What are the main themes of "Incident"?

The poem explores the themes of childhood innocence destroyed by racism, the lasting psychological impact of racial hatred, and the way trauma can eclipse all other experience. It also addresses the loss of joy—the speaker begins “heart-filled, head-filled with glee” but ends with nothing but the memory of being dehumanized.

Who is the speaker in "Incident"?

The speaker is an adult looking back on a childhood experience. He recalls being eight years old and visiting Baltimore, full of excitement and wonder, when another child directed a racial slur at him. The adult perspective intensifies the poem's impact: years later, this single moment has devoured every other memory of the trip.
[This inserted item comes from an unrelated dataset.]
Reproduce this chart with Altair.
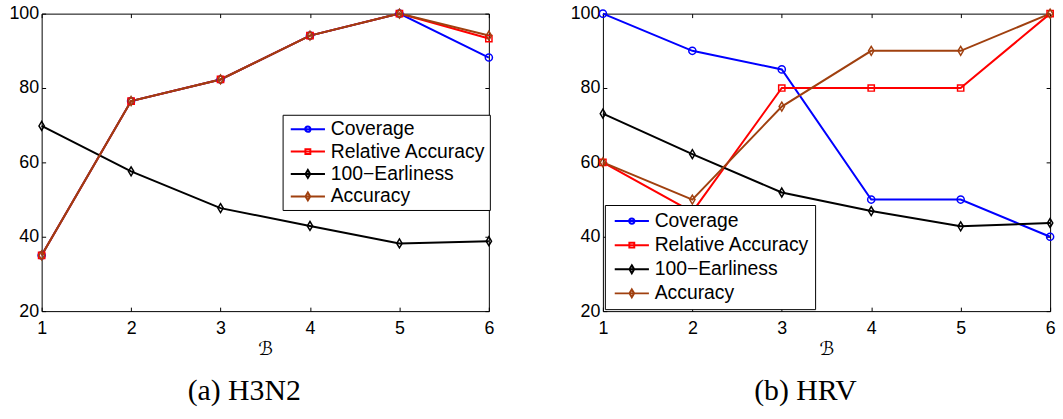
import altair as alt
import pandas as pd

# x positions (the parameter B) and the four plotted series
B_VALUES = [1, 2, 3, 4, 5, 6]
SERIES = ["Coverage", "Relative Accuracy", "100\u2212Earliness", "Accuracy"]
Y_TICKS = [20, 40, 60, 80, 100]

# (a) H3N2
H3N2_COVERAGE = [35.0, 76.5, 82.3, 94.1, 100.0, 88.2]
H3N2_REL_ACCURACY = [35.0, 76.5, 82.3, 94.1, 100.0, 93.3]
H3N2_EARLINESS = [69.8, 57.6, 47.7, 42.9, 38.2, 38.8]
H3N2_ACCURACY = [35.0, 76.5, 82.3, 94.1, 100.0, 94.1]

# (b) HRV
HRV_COVERAGE = [100.0, 90.0, 85.0, 50.0, 50.0, 40.0]
HRV_REL_ACCURACY = [60.0, 46.7, 80.0, 80.0, 80.0, 100.0]
HRV_EARLINESS = [73.1, 62.2, 51.9, 46.9, 42.8, 43.7]
HRV_ACCURACY = [60.0, 50.0, 75.0, 90.0, 90.0, 100.0]

COLORS = ["#0000ff", "#ff0000", "#000000", "#a0400f"]

# marker outlines (unit coordinates, scaled by the symbol size)
CIRCLE = "M-0.8,0A0.8,0.8,0,1,0,0.8,0A0.8,0.8,0,1,0,-0.8,0Z"
SQUARE = "M-0.7,-0.7L0.7,-0.7L0.7,0.7L-0.7,0.7Z"
DIAMOND = "M0,-1L0.6,0L0,1L-0.6,0Z"
MARKER_PATHS = [CIRCLE, SQUARE, DIAMOND, DIAMOND]

# legend keys: a line segment with the marker in its middle
KEY_LINE = "M-0.66,0L2.97,0"
KEY_CIRCLE = KEY_LINE + "M0.875,0A0.28,0.28,0,1,0,1.435,0A0.28,0.28,0,1,0,0.875,0Z"
KEY_SQUARE = KEY_LINE + "M0.895,-0.26L1.415,-0.26L1.415,0.26L0.895,0.26Z"
KEY_DIAMOND = KEY_LINE + "M1.155,-0.42L1.405,0L1.155,0.42L0.905,0Z"
KEY_PATHS = [KEY_CIRCLE, KEY_SQUARE, KEY_DIAMOND, KEY_DIAMOND]

W, H = 451, 300
SANS = "Liberation Sans"
SERIF = "Liberation Serif"


def long_frame(columns):
    rows = []
    for name, values in zip(SERIES, columns):
        for b, v in zip(B_VALUES, values):
            rows.append({"B": b, "value": v, "series": name})
    return pd.DataFrame(rows)


def tick_axis(orient, values, offset):
    # label-less axis used only for inward-pointing tick marks
    return alt.Axis(orient=orient, values=values, offset=offset, labels=False,
                    tickSize=4, tickColor="black", tickWidth=1, domain=False,
                    grid=False, title=None)


def panel(df, caption, legend_x, legend_y, legend_pad, row_pad):
    x_scale = alt.Scale(domain=[1, 6], nice=False, zero=False)
    y_scale = alt.Scale(domain=[20, 100], nice=False, zero=False)
    base = alt.Chart(df)

    lines = base.mark_line(strokeWidth=2).encode(
        x=alt.X("B:Q", scale=x_scale, axis=alt.Axis(
            orient="bottom", values=B_VALUES, tickSize=0, labelPadding=9,
            domain=False, grid=False, labelFont=SANS, labelFontSize=18,
            labelColor="black", labelFlush=False, labelOverlap=False,
            title="\u212c", titleFont="DejaVu Sans", titleFontSize=19,
            titleFontWeight="normal", titleColor="black", titlePadding=2)),
        y=alt.Y("value:Q", scale=y_scale, axis=alt.Axis(
            orient="left", values=Y_TICKS, tickSize=0, labelPadding=3,
            domain=False, grid=False, labelFont=SANS, labelFontSize=18,
            labelColor="black", labelFlush=False, labelOverlap=False,
            title=None)),
        color=alt.Color("series:N", scale=alt.Scale(domain=SERIES, range=COLORS),
                        legend=None),
    )

    points = base.mark_point(filled=False, strokeWidth=1.5, size=81, opacity=1).encode(
        x=alt.X("B:Q", scale=x_scale, axis=tick_axis("top", B_VALUES, -H)),
        y=alt.Y("value:Q", scale=y_scale, axis=tick_axis("right", Y_TICKS, -W)),
        color=alt.Color("series:N", scale=alt.Scale(domain=SERIES, range=COLORS),
                        legend=None),
        shape=alt.Shape("series:N", scale=alt.Scale(domain=SERIES, range=MARKER_PATHS),
                        legend=None),
    )

    legend = alt.Legend(
        orient="none", legendX=legend_x, legendY=legend_y, title=None,
        labelFont=SANS, labelFontSize=19.5, labelColor="black", labelOffset=23.5,
        symbolSize=361, symbolStrokeWidth=2, symbolOpacity=1,
        strokeColor="black", fillColor="white", padding=legend_pad,
        rowPadding=row_pad,
    )
    keys = base.mark_point(filled=False, strokeWidth=2).transform_filter("false").encode(
        x=alt.X("B:Q", scale=x_scale, axis=tick_axis("bottom", B_VALUES, -H)),
        y=alt.Y("value:Q", scale=y_scale, axis=tick_axis("left", Y_TICKS, -W)),
        color=alt.Color("series:N", scale=alt.Scale(domain=SERIES, range=COLORS),
                        legend=legend),
        shape=alt.Shape("series:N", scale=alt.Scale(domain=SERIES, range=KEY_PATHS),
                        legend=legend),
    )

    return alt.layer(lines, points, keys).resolve_scale(
        color="independent", shape="independent"
    ).resolve_axis(
        x="independent", y="independent"
    ).properties(
        width=W, height=H,
        title=alt.TitleParams(caption, orient="bottom", anchor="middle",
                              frame="bounds", font=SERIF, fontSize=30,
                              fontWeight="normal", color="black", offset=18,
                              dx=-8),
    )


left = panel(long_frame([H3N2_COVERAGE, H3N2_REL_ACCURACY, H3N2_EARLINESS, H3N2_ACCURACY]),
             "(a) H3N2", 243, 102, 4, 2.6)
right = panel(long_frame([HRV_COVERAGE, HRV_REL_ACCURACY, HRV_EARLINESS, HRV_ACCURACY]),
              "(b) HRV", 2, 193, 5.7, 4.3)

chart = alt.hconcat(left, right, spacing=73).configure_view(
    stroke="black", strokeWidth=1
).properties(
    padding={"left": 8, "top": 2, "right": 5, "bottom": 5},
    background="white",
)

chart.save("out.html", embed_options={"renderer": "svg", "actions": False})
Why is "Incident" considered an important poem?

“Incident” is considered one of the most important poems of the Harlem Renaissance and is among the most widely anthologized and taught poems in American literature. Its power comes from the contrast between its simple, nursery-rhyme-like form and its devastating subject matter. In just twelve lines, Cullen demonstrates how a single act of racism can define a person's entire experience of a place and time.

What literary devices are used in "Incident"?

Cullen employs ironic contrast between the poem's light, sing-song ballad form (ABCB rhyme scheme, regular meter) and its devastating content. The poem uses understatement—the horror is never directly described but implied through the speaker's matter-of-fact tone. The time compression from “May until December” being reduced to a single memory is a powerful use of synecdoche, where one incident represents an entire childhood's worth of racial experience.

What is the historical context of "Incident"?

Published in Color (1925), the poem emerged during the height of Jim Crow segregation in America. Baltimore, a border city between North and South, was deeply segregated in the early twentieth century. The poem captures the everyday racism that Black Americans faced even as children. It was published during the Harlem Renaissance, when Black writers and artists were documenting the Black experience with unprecedented power and directness.

What happens in each stanza of "Incident"?

In the first stanza, the speaker recalls riding through Baltimore as a joyful child and noticing another child staring at him. In the second stanza, the speaker—eight years old and small—smiles at the other child, who responds by sticking out his tongue and using a racial slur. In the third stanza, the speaker reveals that despite spending eight months in Baltimore, this encounter is the only thing he remembers, showing how completely the trauma eclipsed every other experience.

What is the tone of "Incident"?

The tone is deceptively calm and matter-of-fact, which makes its content all the more devastating. The speaker recounts the experience without anger or bitterness, using the measured cadence of a nursery rhyme. This restrained, almost childlike tone creates a profound ironic contrast with the violence of the racial slur and the lasting damage it inflicts. The understatement forces the reader to supply the emotional weight that the speaker withholds.

Why is "Incident" so widely taught in schools?

“Incident” is widely taught because its brevity, accessible language, and clear narrative make it immediately understandable to students of all ages, while its depth rewards sustained analysis. The poem introduces students to irony, understatement, and the relationship between form and content. It also provides a powerful entry point for discussions about racism, childhood innocence, and the lasting effects of prejudice—topics that remain urgent in American education.

Why does Cullen use the word directly rather than softening it?

Cullen includes the racial slur without euphemism because the poem's entire meaning depends on the shock of that word. The speaker is an innocent child who does not understand why his friendly smile is met with such venom. By preserving the word exactly as it was spoken, Cullen forces the reader to experience the same jolt the eight-year-old felt—a moment so violent in its casual cruelty that it obliterates eight months of other memories. Softening the language would soften the poem's indictment of racism.